Region: | Western philosophy |
Era: | 21st-century philosophy |
Charlotte Werndl | |
Institutions: | University of Salzburg |
Main Interests: | philosophy of science |
Thesis Title: | Philosophical aspects of chaos: definitions in mathematics, unpredictability, and the observational equivalence of deterministic and indeterministic descriptions |
Thesis Url: | https://www.repository.cam.ac.uk/handle/1810/226754 |
Thesis Year: | 2010 |
Doctoral Advisor: | Jeremy Butterfield |
Education: | University of Cambridge (PhD) |
Awards: | Cushing Memorial Prize in History and Philosophy of Physics |
Website: | http://charlottewerndl.net/index.html |
Charlotte Werndl is an Austrian philosopher. She holds a chair in logic and philosophy of science at the University of Salzburg and a visiting professorship at the London School of Economics. Werndl is known for her works on philosophy of science and is a winner of Cushing Memorial Prize in History and Philosophy of Physics (2011).[1] [2]

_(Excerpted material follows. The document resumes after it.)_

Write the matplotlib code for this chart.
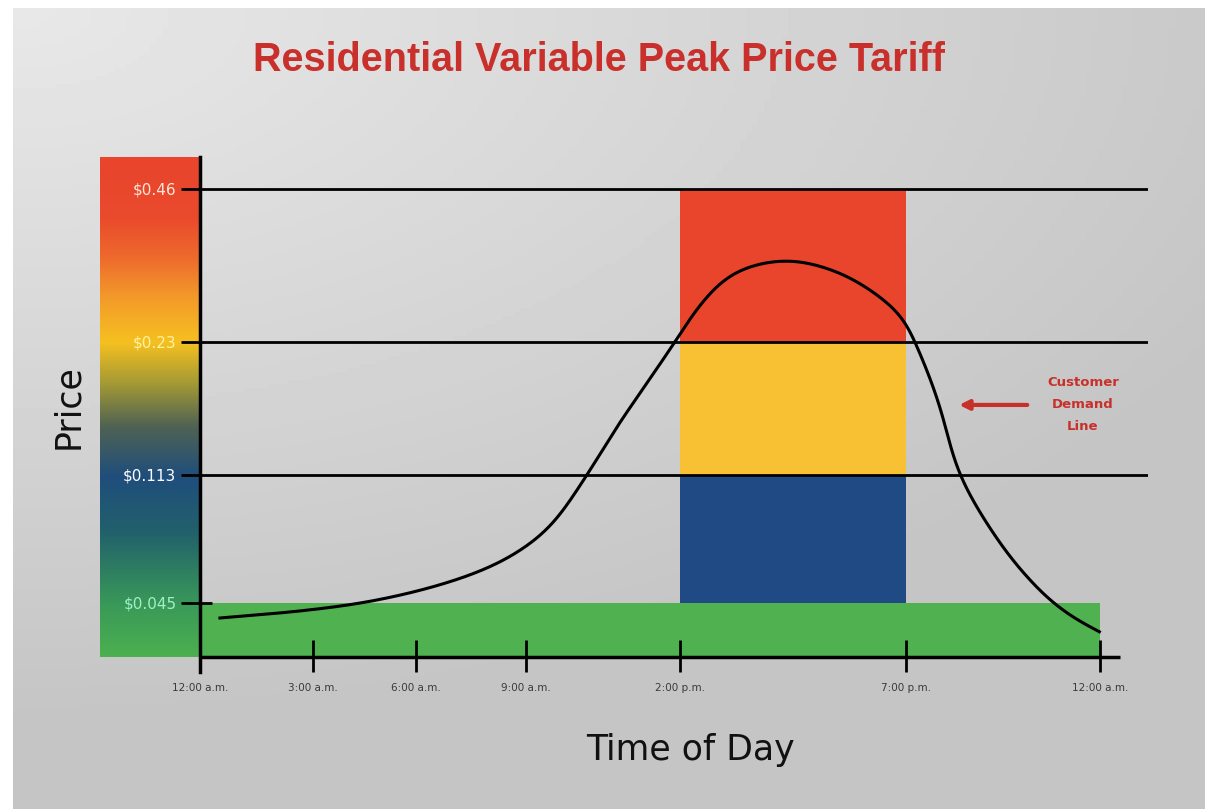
import numpy as np
import matplotlib
matplotlib.use("Agg")
import matplotlib.pyplot as plt
from matplotlib.colors import LinearSegmentedColormap

# price tiers ($/kWh)
price_levels = [0.045, 0.113, 0.23, 0.46]
price_labels = ["$0.045", "$0.113", "$0.23", "$0.46"]
label_colors = ["#9ff0c8", "#ffffff", "#fff3a0", "#ffe6dc"]

# time of day axis (hours after midnight)
tick_hours = [0, 3, 6, 9, 14, 19, 24]
tick_labels = ["12:00 a.m.", "3:00 a.m.", "6:00 a.m.", "9:00 a.m.", "2:00 p.m.", "7:00 p.m.", "12:00 a.m."]

# peak window and its stacked tiers
peak_start, peak_end = 14, 19
tier_bottom = [0.045, 0.113, 0.23]
tier_top = [0.113, 0.23, 0.46]
tier_colors = ["#1f4a83", "#f7c133", "#e9452c"]
base_price = 0.045

# customer demand line
demand_hours = [0.53, 2.65, 4.57, 6.46, 7.83, 8.75, 9.78, 10.98, 11.95, 12.93, 13.84, 14.44,
                15.17, 16.37, 17.38, 17.98, 18.93, 19.23, 19.54, 19.88, 20.39, 21.42,
                22.12, 22.79, 23.41, 24.0]
demand_price = [0.0325, 0.0383, 0.0455, 0.0535, 0.0625, 0.0716, 0.0854, 0.113, 0.1552, 0.1939,
                0.23, 0.2856, 0.3337, 0.3533, 0.3383, 0.3187, 0.2676, 0.23, 0.2054,
                0.1728, 0.113, 0.0769, 0.0588, 0.045, 0.0308, 0.0208]

# the drawing is schematic: piecewise scales that follow the original layout
x_anchor_h = np.array([-3, 0, 3, 6, 9, 14, 19, 24, 27])
x_anchor_p = np.array([87, 200, 313, 416, 526, 680, 906, 1100, 1216.4])
y_anchor_v = np.array([-0.05, 0, 0.045, 0.113, 0.23, 0.46, 0.69])
y_anchor_p = np.array([-60, 0, 54, 182, 315, 468, 621])


def fx(h):
    return np.interp(h, x_anchor_h, x_anchor_p)


def fx_inv(p):
    return np.interp(p, x_anchor_p, x_anchor_h)


def fy(v):
    return np.interp(v, y_anchor_v, y_anchor_p)


def fy_inv(p):
    return np.interp(p, y_anchor_p, y_anchor_v)


def smooth_path(xs, ys, n=24, sigma=16):
    # centripetal Catmull-Rom through the read points, done in drawn space,
    # then a gaussian pass along the arc to soften curvature jumps
    P = np.column_stack([fx(np.array(xs)), fy(np.array(ys))])
    P = np.vstack([2 * P[0] - P[1], P, 2 * P[-1] - P[-2]])
    out = []
    for i in range(1, len(P) - 2):
        p0, p1, p2, p3 = P[i - 1], P[i], P[i + 1], P[i + 2]
        t0 = 0.0
        t1 = t0 + np.linalg.norm(p1 - p0) ** 0.5
        t2 = t1 + np.linalg.norm(p2 - p1) ** 0.5
        t3 = t2 + np.linalg.norm(p3 - p2) ** 0.5
        t = np.linspace(t1, t2, n, endpoint=False)[:, None]
        a1 = (t1 - t) / (t1 - t0) * p0 + (t - t0) / (t1 - t0) * p1
        a2 = (t2 - t) / (t2 - t1) * p1 + (t - t1) / (t2 - t1) * p2
        a3 = (t3 - t) / (t3 - t2) * p2 + (t - t2) / (t3 - t2) * p3
        b1 = (t2 - t) / (t2 - t0) * a1 + (t - t0) / (t2 - t0) * a2
        b2 = (t3 - t) / (t3 - t1) * a2 + (t - t1) / (t3 - t1) * a3
        out.append((t2 - t) / (t2 - t1) * b1 + (t - t1) / (t2 - t1) * b2)
    out.append(P[-2][None, :])
    out = np.vstack(out)

    # resample by arc length (1 px steps)
    d = np.r_[0, np.cumsum(np.hypot(*np.diff(out, axis=0).T))]
    s = np.arange(0, d[-1], 1.0)
    rx = np.interp(s, d, out[:, 0])
    ry = np.interp(s, d, out[:, 1])
    k = int(3 * sigma)
    kern = np.exp(-0.5 * (np.arange(-k, k + 1) / sigma) ** 2)
    kern /= kern.sum()

    def blur(v):
        pad_l = 2 * v[0] - v[k:0:-1]
        pad_r = 2 * v[-1] - v[-2:-k - 2:-1]
        return np.convolve(np.r_[pad_l, v, pad_r], kern, mode="valid")

    return fx_inv(blur(rx)), fy_inv(blur(ry))


W, H = 1208, 809
fig = plt.figure(figsize=(W / 100, H / 100), dpi=100)
fig.patch.set_facecolor("white")

# grey gradient panel
bg = fig.add_axes([13 / W, 0, (1205 - 13) / W, (H - 8) / H])
gx, gy = np.meshgrid(np.linspace(0, 1, 200), np.linspace(0, 1, 200))
shade = np.clip(0.91 - 0.12 * np.sqrt(gx ** 2 + (1.3 * gy) ** 2), 0.77, 1)
bg.imshow(shade, cmap="gray", vmin=0, vmax=1, aspect="auto", extent=[0, 1, 1, 0])
bg.set_axis_off()

# colour ramp next to the price axis
ramp_cmap = LinearSegmentedColormap.from_list("ramp", [
    (0.0, "#4cb050"), (0.1, "#3a9a58"), (0.25, "#22606c"), (0.36, "#1f4e7c"),
    (0.46, "#4f6253"), (0.55, "#a69b34"), (0.63, "#f6c020"), (0.72, "#f39a2a"),
    (0.8, "#ee6a2d"), (0.88, "#ea4a2c"), (1.0, "#e8452c")])
ramp = fig.add_axes([100 / W, (H - 657) / H, 99 / W, 500 / H])
ramp.imshow(np.linspace(1, 0, 256).reshape(-1, 1), cmap=ramp_cmap, aspect="auto")
ramp.set_axis_off()

ax = fig.add_axes([200 / W, (H - 672) / H, 948 / W, 515 / H])
ax.patch.set_alpha(0)
ax.set_xscale("function", functions=(fx, fx_inv))
ax.set_yscale("function", functions=(fy, fy_inv))
ax.set_xlim(0, 25.24)
ax.set_ylim(-0.0125, 0.508)

# off-peak base band and peak tiers
ax.bar(0, base_price, width=24, bottom=0, align="edge", color="#50b150", zorder=1)
for b, t, c in zip(tier_bottom, tier_top, tier_colors):
    ax.bar(peak_start, t - b, width=peak_end - peak_start, bottom=b, align="edge",
           color=c, zorder=1)

for lvl in price_levels[1:]:
    ax.axhline(lvl, color="black", lw=2, zorder=2)
ax.hlines(0, 0, 24.52, color="black", lw=2.5, zorder=2)
ax.hlines(price_levels[0], 0, 0.33, color="black", lw=2, zorder=2)

sx, sy = smooth_path(demand_hours, demand_price)
ax.plot(sx, sy, color="black", lw=2.2, zorder=3)

for s in ["top", "right", "bottom"]:
    ax.spines[s].set_visible(False)
ax.spines["left"].set_linewidth(2.5)

ax.set_xticks(tick_hours)
ax.set_xticklabels(tick_labels)
ax.xaxis.set_minor_locator(matplotlib.ticker.NullLocator())
ax.tick_params(axis="x", direction="in", length=23, width=2, pad=8,
               labelsize=7.5, labelcolor="#3a3a3a")
ax.set_yticks(price_levels)
ax.set_yticklabels(price_labels)
ax.yaxis.set_minor_locator(matplotlib.ticker.NullLocator())
ax.tick_params(axis="y", direction="out", length=14, width=2, pad=3, labelsize=11)
for lab, col in zip(ax.get_yticklabels(), label_colors):
    lab.set_color(col)

# annotation
ax.annotate("", xy=(20.3, 0.1746), xytext=(22.2, 0.1746),
            arrowprops=dict(arrowstyle="-|>", color="#c8302a", lw=3, mutation_scale=14))
ax.text(23.56, 0.1746, "Customer\nDemand\nLine", color="#c8302a", fontsize=9.5,
        fontweight="bold", ha="center", va="center", linespacing=1.9)

fig.text(599 / W, 1 - 60 / H, "Residential Variable Peak Price Tariff",
         family=["Liberation Sans", "DejaVu Sans"], fontweight="bold",
         fontsize=28.5, color="#c9302c", ha="center", va="center")
fig.text(68 / W, 1 - 407 / H, "Price", fontsize=25, rotation=90,
         ha="center", va="center", color="#111111")
fig.text(691 / W, 1 - 750 / H, "Time of Day", fontsize=25,
         ha="center", va="center", color="#111111")

fig.savefig("out.png", dpi=100)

Werndl received her doctoral degree from the University of Cambridge. Before teaching at the University of Salzburg, she was an associate professor at the London School of Economics. Previously, she was a junior research fellow at the Queen's College, University of Oxford.
She is an editor of the Review of Symbolic Logic and an associate editor of Philosophy of Science. She is also a member of the council of the DLMPST (International Union of History and Philosophy of Science).[3]
In 2021, she was elected member of the Academia Europaea.[4]